Our relationships with others will grow when we learn to love as Jesus loves and this means choosing to fellowship, choosing to forgive and choosing to accept all people and while these are all places Jesus shows that we can start learning how to love, they are not places to end. To love as Jesus loves means that we have to go deeper and grow to that place where we care so much for others that we willing give all that we have and all that we are. To love as Jesus loves means growing to the place where we willing and joyfully lay down our lives for others. 1 John 3:16

While we must love one another enough to be willing to die for them, I would say this is not the beginning of love, it’s the goal of love and it’s a goal we will reach only if we are willing to commit ourselves to fellowship, forgiveness and acceptance first. But just choosing fellowship, forgiveness and acceptance will not bring us to a place where we can love as completely and fully as Jesus loves, that will only come when we are willing to trust in the power of God to help us. As we think about loving as Jesus loves and as we strive to live out this principle in all of our relationships, we have to be clear that we will never be able to live this way and love this way on our own, we can only do it with the strength that God gives us.

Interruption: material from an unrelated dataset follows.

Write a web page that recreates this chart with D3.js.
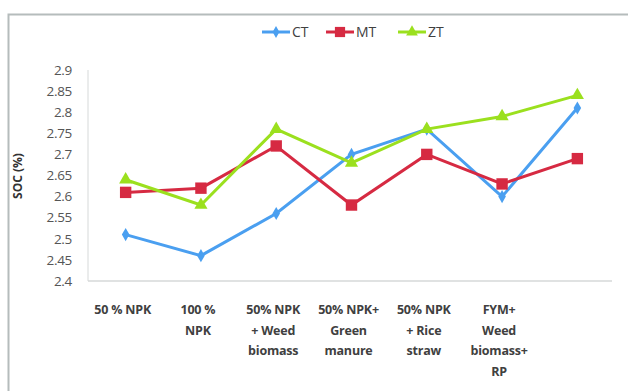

Do you remember the story of Peter walking on the water? Jesus tells Peter to get out of the boat and come to him on the water. Now on his own, Peter can’t walk on water, no one can, but in faith and trust Peter gets out of the boat and begins to walk toward Jesus on the water. Peter’s walking on water – he’s doing the impossible, but it says that when Peter noticed the wind and the waves, he started to sink. In other words when Peter took his eyes off Jesus, when he started to trust in himself and in his own strength, he failed. The only way we can love as Jesus loves, the only way we can love in selfless and sacrificial ways is to trust in the power and love of God to be working in us.

Loving others as Jesus loves us is not a matter of trying harder – it’s a matter of trusting Jesus. Loving as Jesus loves only happens when we allow God’s love to strengthen and equip us. It’s being willing to say, God on my own I don’t have the strength or the ability to love as Jesus did, but I’m not trusting in myself, I’m trusting in You to help me I’m trusting in Your power to help me love others.. If we will look to Jesus for the strength to love, the power to love will be there and our relationships will experience healing, vitality, direction and life. So let us look to Jesus and find in him the strength and power to love.